There were good news stories, too, of a former victim of domestic violence brought home to Ireland along with her two children by her mother. All she had was a couple of bags of clothes and £1.60. The SVP helped her in many practical ways, and also steered her towards first a Fás course, and then a course in catering. She is now working part-time in a coffee shop, and her life has been transformed.

Listening to the volunteers presenting the cases, you were reminded again of the struggle that so many Irish people face day after day, including the new poor – middle-class people who may once have seen themselves as donors to SVP, not recipients.

The document is called The Human Face of Austerity, and should be mandatory reading for all members of the Government and policymakers. The current austerity programme is unsustainable. Too many people are suffering, and some are desperate.

Stories matter, but so do evidence and research, as Prof Frances Ruane of the Economic and Social Research Institute pointed out at the launch. In Ireland, we have always been weak on evidence-based policymaking. Prof Ruane suggested that, as a result, sometimes decisions are taken that favour those who shout the loudest, rather than those who are most in need.

This need to promote a culture of evidence-based planning was reinforced from the audience by Labour TD Róisín Shortall. Unsurprising, perhaps, given that she may have experienced the lack of evidence-based decision making more closely than many.

Dr Micheal Collins of the Nevin Economic Research Institute presented important evidence regarding fundamental inequalities.

For example, low incomes are much more common than people realise, as shown by the fact that 250,000 people who used to pay tiny amounts of tax were taken out of the tax net last year.
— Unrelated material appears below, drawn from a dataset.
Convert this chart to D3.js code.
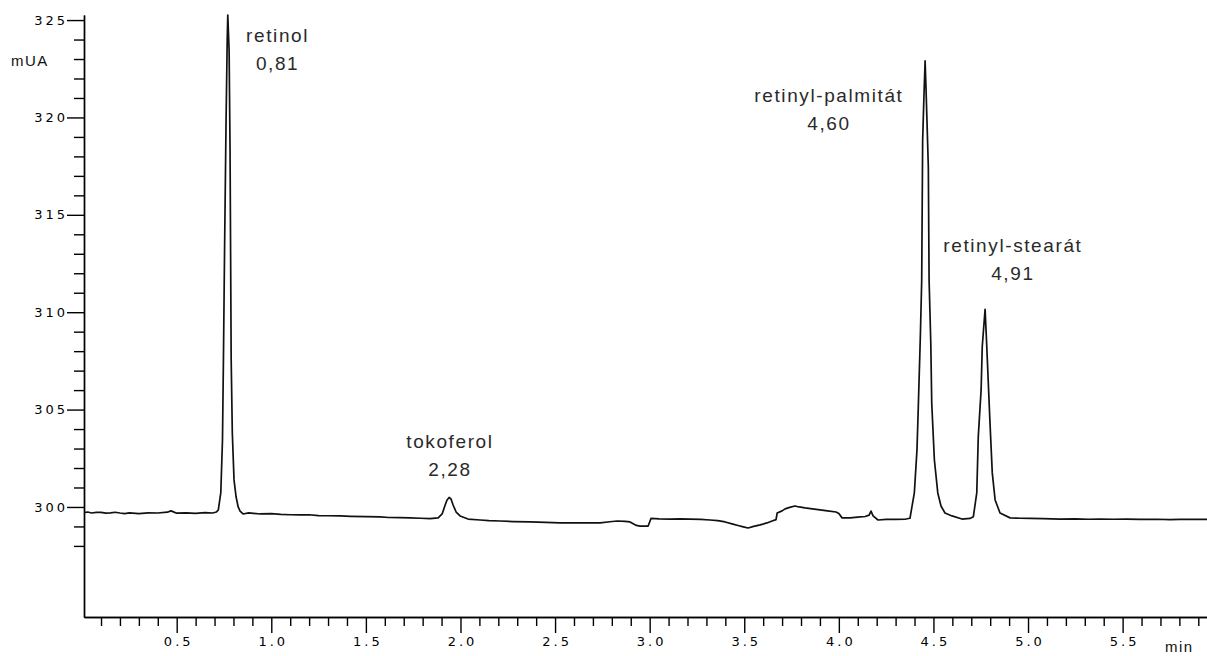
<!DOCTYPE html>
<html>
<head>
<meta charset="utf-8">
<script src="https://cdn.jsdelivr.net/npm/d3@7"></script>
<style>
  body { margin: 0; background: #fff; }
  svg { display: block; }
</style>
</head>
<body>
<svg id="chart" width="1207" height="656"></svg>
<script>
// Detector trace: retention time (min) and absorbance (mAU)
const timeMin = [
  0.010, 0.030, 0.050, 0.075, 0.100, 0.125, 0.150, 0.175, 0.200, 0.225, 0.250, 0.300, 0.350, 0.400, 0.450, 0.470, 0.480, 0.500, 0.550, 0.600, 0.650, 0.690, 0.710,
  0.720, 0.733, 0.742, 0.747, 0.753, 0.761, 0.767, 0.770, 0.777, 0.782, 0.788, 0.794, 0.803, 0.814, 0.825, 0.835, 0.851,
  0.880, 0.941, 1.000, 1.050, 1.100, 1.152, 1.200, 1.250, 1.300, 1.364, 1.420, 1.500, 1.575, 1.620, 1.680, 1.734, 1.790, 1.839, 1.882,
  1.903, 1.919, 1.929, 1.940, 1.950, 1.961, 1.977, 1.998, 2.040, 2.104,
  2.150, 2.209, 2.280, 2.368, 2.450, 2.526, 2.606, 2.680, 2.738, 2.790, 2.828, 2.870, 2.896, 2.930, 2.949, 2.992, 3.007,
  3.050, 3.108, 3.160, 3.214, 3.270, 3.319, 3.360, 3.399, 3.440, 3.467, 3.495, 3.520, 3.550, 3.584, 3.620, 3.647, 3.668,
  3.674, 3.700, 3.716, 3.740, 3.768, 3.790, 3.821, 3.860, 3.901, 3.940, 3.985, 4.000, 4.017, 4.059, 4.100, 4.139, 4.160, 4.170,
  4.181, 4.207, 4.250, 4.297, 4.355,
  4.376, 4.399, 4.413, 4.420, 4.431, 4.438, 4.443, 4.450, 4.456, 4.461, 4.473, 4.477, 4.486, 4.491, 4.505, 4.523, 4.540,
  4.561, 4.598, 4.651, 4.693,
  4.711, 4.729, 4.737, 4.752, 4.758, 4.773, 4.782, 4.790, 4.799, 4.811, 4.826, 4.852, 4.905,
  4.960, 5.011, 5.080, 5.169, 5.250, 5.320, 5.381, 5.450, 5.520, 5.592, 5.680, 5.750, 5.803, 5.880, 5.946
];
const signalMAU = [
  299.71, 299.74, 299.69, 299.72, 299.72, 299.68, 299.70, 299.73, 299.69, 299.66, 299.70, 299.66, 299.70, 299.69, 299.73, 299.80, 299.76, 299.68, 299.70, 299.67, 299.71, 299.69, 299.74,
  299.85, 300.72, 303.44, 307.55, 313.19, 319.87, 323.97, 325.26, 323.46, 318.33, 307.55, 303.80, 301.39, 300.51, 300.00, 299.79, 299.64,
  299.70, 299.64, 299.66, 299.62, 299.60, 299.59, 299.60, 299.56, 299.55, 299.54, 299.52, 299.50, 299.49, 299.46, 299.45, 299.44, 299.42, 299.40, 299.44,
  299.64, 300.10, 300.36, 300.49, 300.41, 300.10, 299.74, 299.54, 299.38, 299.33,
  299.30, 299.28, 299.25, 299.23, 299.21, 299.18, 299.18, 299.19, 299.18, 299.24, 299.28, 299.26, 299.23, 299.05, 299.02, 299.02, 299.41,
  299.39, 299.38, 299.39, 299.38, 299.36, 299.33, 299.30, 299.23, 299.12, 299.05, 298.98, 298.92, 299.00, 299.08, 299.18, 299.28, 299.35,
  299.69, 299.80, 299.90, 299.98, 300.05, 300.00, 299.95, 299.90, 299.85, 299.80, 299.74, 299.66, 299.44, 299.44, 299.48, 299.51, 299.58, 299.79,
  299.54, 299.33, 299.36, 299.36, 299.38,
  299.42, 300.72, 302.93, 305.13, 308.83, 311.65, 318.84, 321.15, 322.90, 321.41, 317.45, 311.65, 308.42, 305.34, 302.41, 300.72, 300.05,
  299.69, 299.54, 299.38, 299.41,
  299.50, 300.72, 303.61, 306.01, 308.23, 310.15, 308.23, 306.37, 304.31, 301.75, 300.36, 299.69, 299.44,
  299.42, 299.41, 299.40, 299.38, 299.39, 299.37, 299.38, 299.37, 299.38, 299.36, 299.37, 299.35, 299.36, 299.37, 299.36
];

// Identified peaks
const peakNames = ["retinol", "tokoferol", "retinyl-palmitát", "retinyl-stearát"];
const peakRetention = ["0,81", "2,28", "4,60", "4,91"];
const peakApexTime = [0.770, 1.940, 4.456, 4.773];
const peakApexSignal = [325.26, 300.49, 322.90, 310.15];

// Axis ticks
const yMajorTicks = [300, 305, 310, 315, 320, 325];
const xMajorTicks = [0.5, 1.0, 1.5, 2.0, 2.5, 3.0, 3.5, 4.0, 4.5, 5.0, 5.5];
const yUnitLabel = "mUA";
const xUnitLabel = "min";

// ---- layout ----
const W = 1207, H = 656;
const axisX = 84, axisY = 617, plotTop = 15;
// label placement relative to each peak apex (dx, dy of first line)
const labelOffsets = [[49, 27], [0, -49], [-97, 41], [27, -57]];
const lineGap = 28;

const svg = d3.select("#chart");
svg.append("rect").attr("width", W).attr("height", H).attr("fill", "#fff");

const x = d3.scaleLinear().domain([0.01, 5.946]).range([axisX, W]);
const y = d3.scaleLinear().domain([294.35, 325.26]).range([axisY, plotTop]);

const tickFont = "'DejaVu Sans', sans-serif";
const labelFont = "'Liberation Sans', Arial, sans-serif";

// minor tick positions: every 0.1 min and every 1 mAU
const xMinorTicks = d3.range(1, 60).map(i => i / 10).filter(v => Math.abs(v * 2 - Math.round(v * 2)) > 1e-6);
const yMinorTicks = d3.range(298, 325).filter(v => v % 5 !== 0);

// x axis
const gx = svg.append("g").attr("transform", `translate(0,${axisY})`);
gx.call(d3.axisBottom(x).tickValues(xMinorTicks).tickSize(9).tickSizeOuter(0).tickFormat(""));
gx.append("g").call(d3.axisBottom(x).tickValues(xMajorTicks).tickSize(16).tickSizeOuter(0)
  .tickPadding(4).tickFormat(d3.format(".1f")));
gx.selectAll("path.domain").attr("stroke", "#000").attr("stroke-width", 1.4);
gx.selectAll("line").attr("stroke", "#000").attr("stroke-width", 1.4);
gx.selectAll("text")
  .attr("font-family", tickFont).attr("font-size", 13)
  .attr("letter-spacing", "3px").attr("fill", "#000").attr("dx", "1.5px");

// y axis
const gy = svg.append("g").attr("transform", `translate(${axisX},0)`);
gy.call(d3.axisLeft(y).tickValues(yMinorTicks).tickSize(10).tickSizeOuter(0).tickFormat(""));
gy.append("g").call(d3.axisLeft(y).tickValues(yMajorTicks).tickSize(17).tickSizeOuter(0)
  .tickPadding(2).tickFormat(d3.format("d")));
gy.selectAll("path.domain").attr("stroke", "#000").attr("stroke-width", 1.4);
gy.selectAll("line").attr("stroke", "#000").attr("stroke-width", 1.4);
gy.selectAll("text")
  .attr("font-family", tickFont).attr("font-size", 13)
  .attr("letter-spacing", "3px").attr("fill", "#000").attr("dx", "3px");

// unit labels
svg.append("text").attr("x", 11).attr("y", 66).text(yUnitLabel)
  .attr("font-family", labelFont).attr("font-size", 15).attr("letter-spacing", "1.5px").attr("fill", "#111");
svg.append("text").attr("x", 1165).attr("y", 652).text(xUnitLabel)
  .attr("font-family", labelFont).attr("font-size", 15).attr("letter-spacing", "1.5px").attr("fill", "#111");

// trace
const trace = timeMin.map((t, i) => [t, signalMAU[i]]);
svg.append("path")
  .datum(trace)
  .attr("fill", "none")
  .attr("stroke", "#111")
  .attr("stroke-width", 1.7)
  .attr("stroke-linejoin", "round")
  .attr("d", d3.line().x(d => x(d[0])).y(d => y(d[1])));

// peak annotations
const ann = svg.append("g")
  .attr("font-family", labelFont).attr("font-size", 19)
  .attr("letter-spacing", "1.6px").attr("fill", "#2a2a2a").attr("text-anchor", "middle");
peakNames.forEach((name, i) => {
  const cx = x(peakApexTime[i]) + labelOffsets[i][0];
  const by = y(peakApexSignal[i]) + labelOffsets[i][1];
  ann.append("text").attr("x", cx + 0.8).attr("y", by).text(name);
  ann.append("text").attr("x", cx + 0.8).attr("y", by + lineGap).text(peakRetention[i]);
});
</script>
</body>
</html>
He also showed that the costs associated with going back to work mean that some people have to earn €6 an hour before gaining any benefit from paid work.

He made a strong case that it would be fairer to spread the burden of the recession by increasing taxation on wealthier citizens, rather than by further and further cuts which afflict the poor disproportionately.

Niall Crowley, independent equality consultant, presented the work of Claiming the Future, a kind of road map which emphasises equality, solidarity and environmental sustainability. He used a telling phrase – low-energy democracy – to describe how inertia and learned helplessness stymie radical change.

My father was a founder member of our local SVP conference, and served for 21 years. As a result, I have always had a soft spot for the SVP, and therefore felt privileged to be one of the invited speakers. If compassionate accompaniment of people in trouble was all that SVP did, it would still be a vital organisation, but it does much more. It is an important advocacy and lobbying group for social justice.

I tried to show how destructive the dominant economic story has been, and how the last thing we need is to “get back to where we were”. Our current system is built on believing that profit constitutes the highest value, human beings are primarily individuals as opposed to members of communities, constant consumption is the route to fulfilment, the marketplace will provide, and long-term thinking is neither wise nor possible for politicians who wish to get re-elected.

Any other world view based on values such as community and environmental sustainability is dismissed as naive, utopian and unworkable. In reality, it is the current system that is doomed to endless cycles of boom and bust, with the financial markets, as Martin Wolf says, inherently susceptible to manias and panics.

Listening to the stories told by the SVP is a spur to change the dominant story that has resulted in misery for so many people. We need to move past apathy and low energy, unless we want to continue to condemn people to lives of quiet desperation in an allegedly civilised and developed country. Perhaps some of these stories will change what matters in our society.